The biggest problem is that press coverage is about as pure an example of survivorship bias as you can possibly find. When you read press coverage about startups, you’re reading about the outliers. You want your company to become an outlier, definitely. But few of us start out that way.

It’s also true that ten years ago it was possible to raise a first round of funding based only on a well-crafted pitch deck. So if you’ve been a tech executive for a while, but haven’t actively tried to raise money yourself, you probably have an out-of-date sense of how funding happens. The funding environment has changed a lot over the last few years.

From an entrepreneur’s perspective, most of these changes are great.

But those changes — particularly the fact that it’s so much cheaper to demonstrate real progress — mean that the table stakes have gone up. Investors expect you to show them not just what you say you can do, but what you have already done.

So, to get your company off the ground:

  1. Write that pitch deck, but write it for yourself. You need to be able to explain what you’re doing, and that starts with explaining it “internally.” You need an elevator pitch (one or two sentences). And you need to be able to say, very concisely, what you’re building, who will use it, who will pay for it (not always the same as who will use it), and how what you’re doing can grow to become a very large business.

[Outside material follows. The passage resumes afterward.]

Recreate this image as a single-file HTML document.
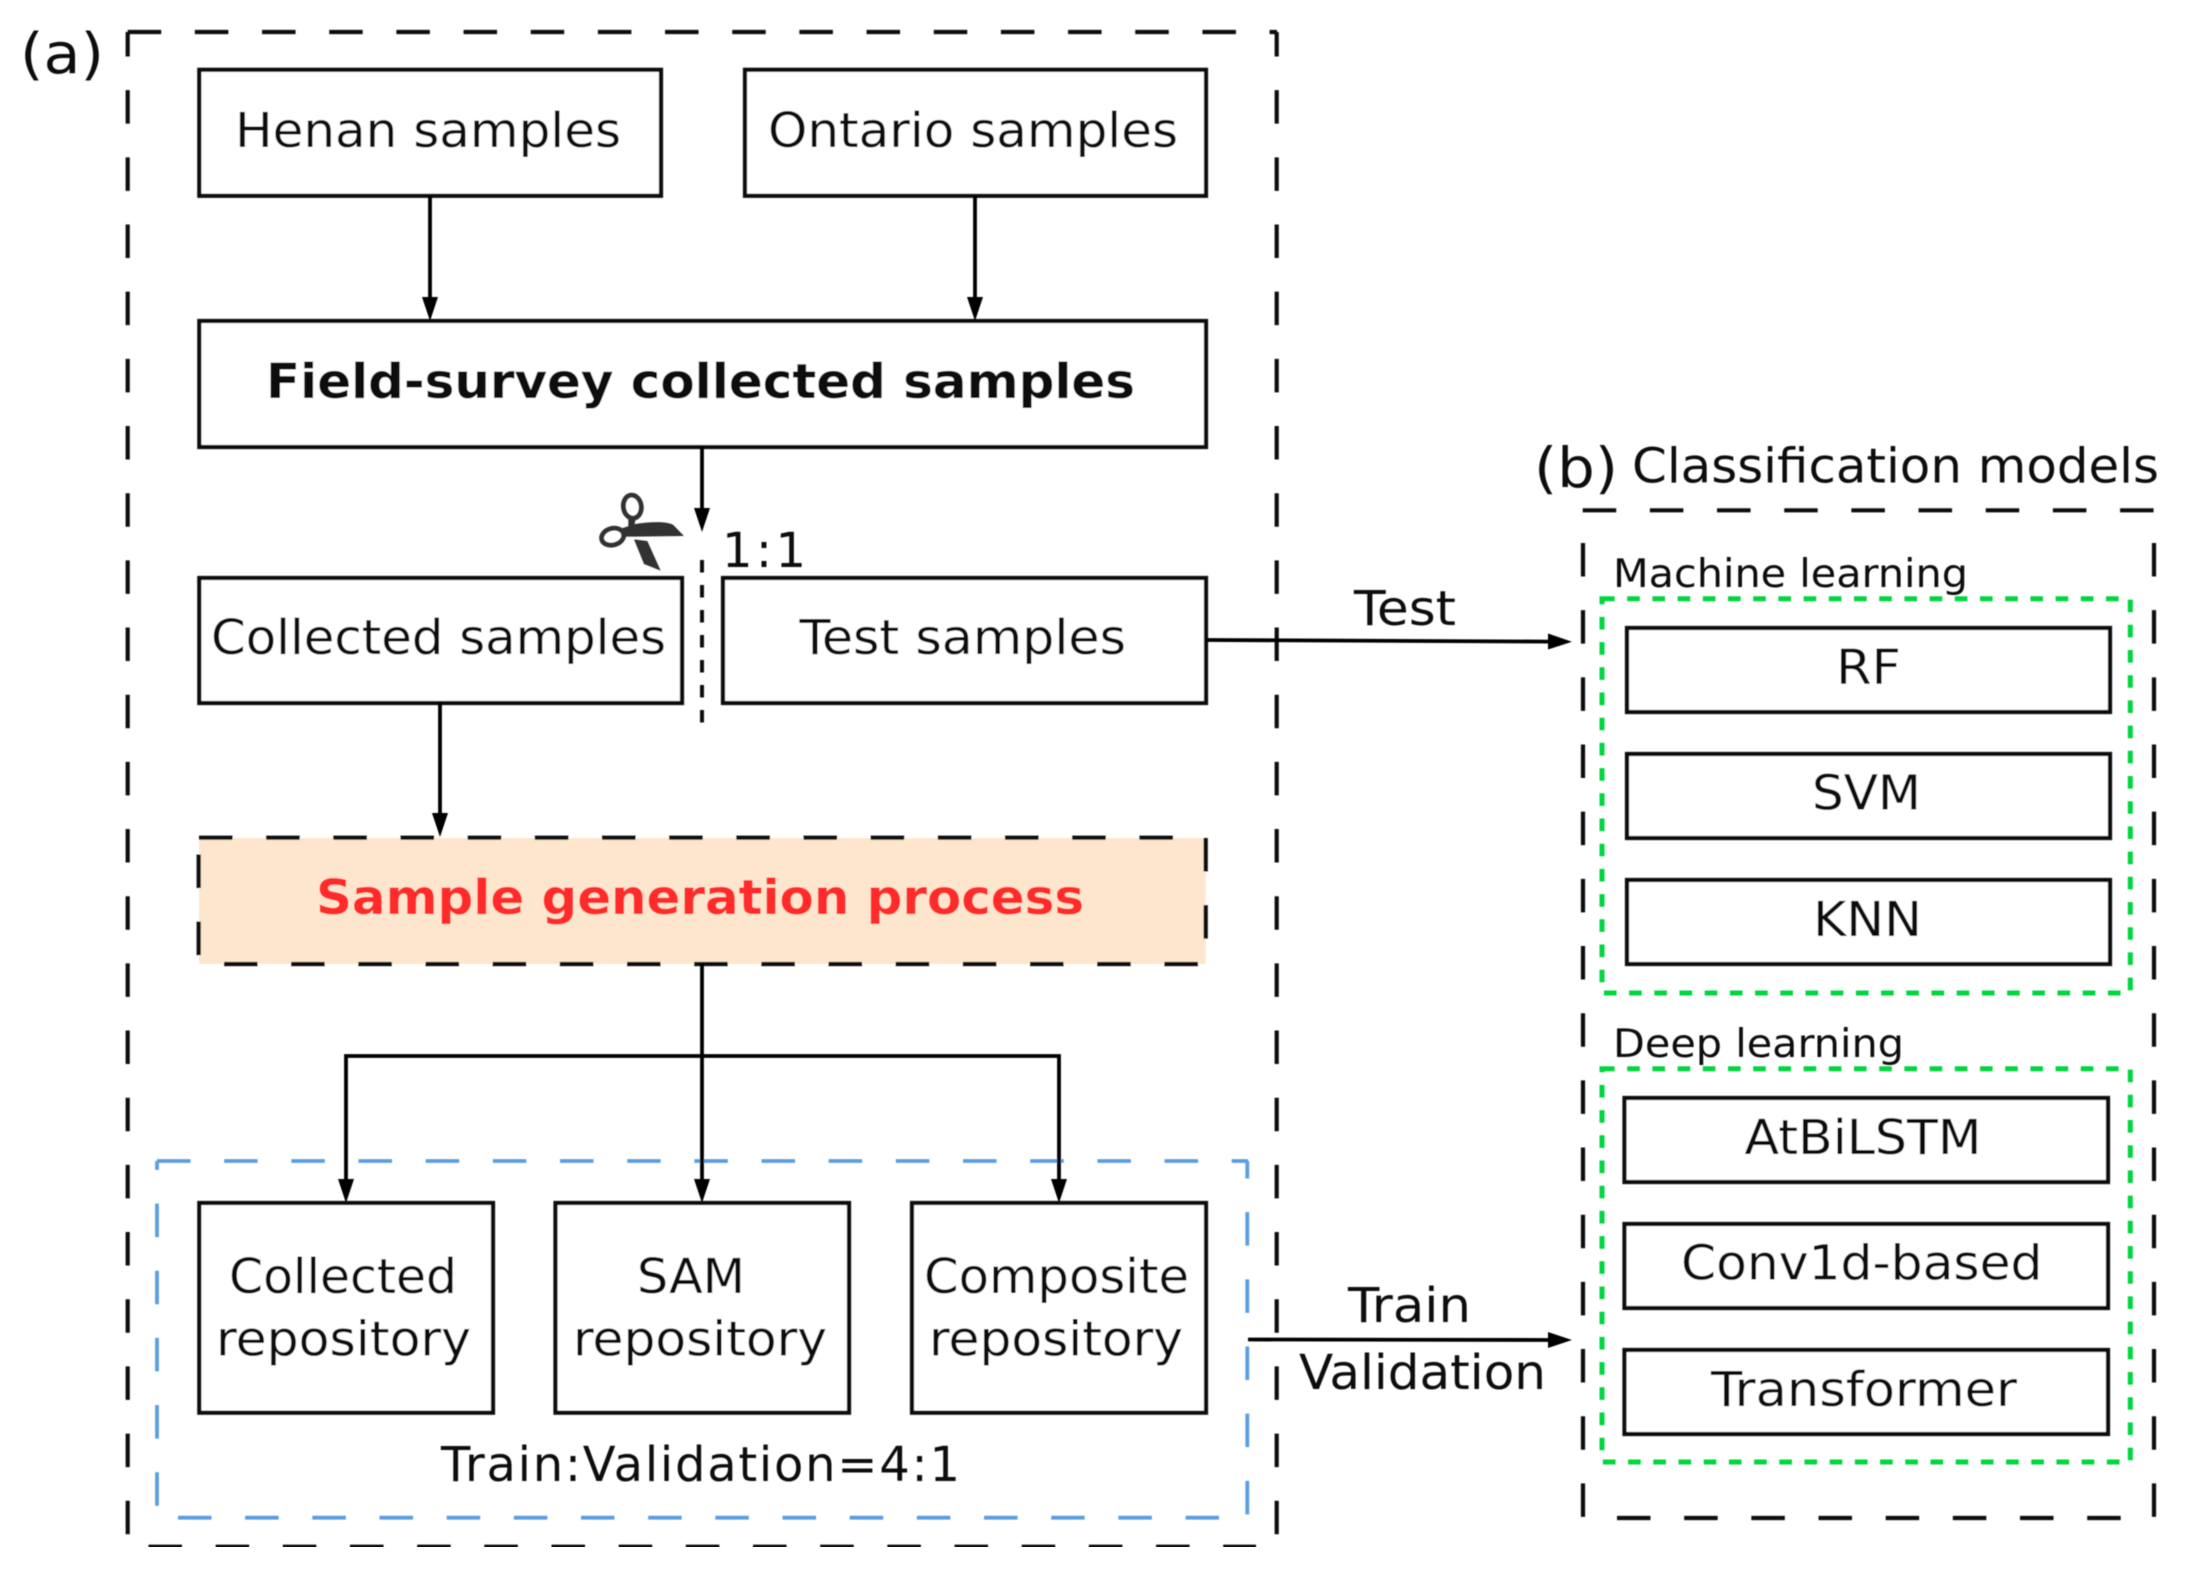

  2. Build a thing. If possible, build a minimum viable product that someone actually pays you money for. If that’s not possible, build a really great prototype. (Not drawings. Not wireframes. A working prototype that people can actually use.) If it’s not possible to actually build the tech you think you’ll eventually need, then “build” a prototype of your business model, without the tech. There’s a great tradition of tech startups getting started without much actual tech. The umbrella idea, here, is to do things that don’t scale.

  3. Get people to use the thing you’ve built. If possible, get people to actually pay you. Most professional investors will argue with everything you tell them about your company, every time you go out to raise money. (This is one of the hardest things to get used to as an entrepreneur! Venture investing trains people to be micro-contrarians, to pick apart every positive statement about a startup.) But revenue is hard to argue with.

If your product isn’t something you can get people to pay you money for (yet), figure out some other way to demonstrate that what you’re doing has value: testimonials or letters of intent that say people will buy your product when you’ve scaled it up or when their next budget cycle comes around, active user numbers that are growing without marketing, customer acquisition costs on a spreadsheet that are easy to understand and that show potential profitability on a per-customer basis in a short period of time. You get the idea.

When you have an actual thing to show investors, and people using that thing, you look really, really different than if you just have a plan.

Startup founders are optimists by nature, and this can feel unfair. “What, you don’t think I’m going to be able to do what I say I’m going to do?” But it’s worth understanding how things look from the other side of the table. Investors get a lot of pitches — really, a lot of pitches. They have to say no much more often than they can say yes. And they regularly see companies they love, started by founders they respect, struggle to raise their second and third rounds of funding. Startups are hard.

So, when you go out to raise money, your job is to take as many reasons to say “no” off the table as you possible can. The best anti-no weapon is the answer, implicit or explicit: “oh, yeah, we already did that.”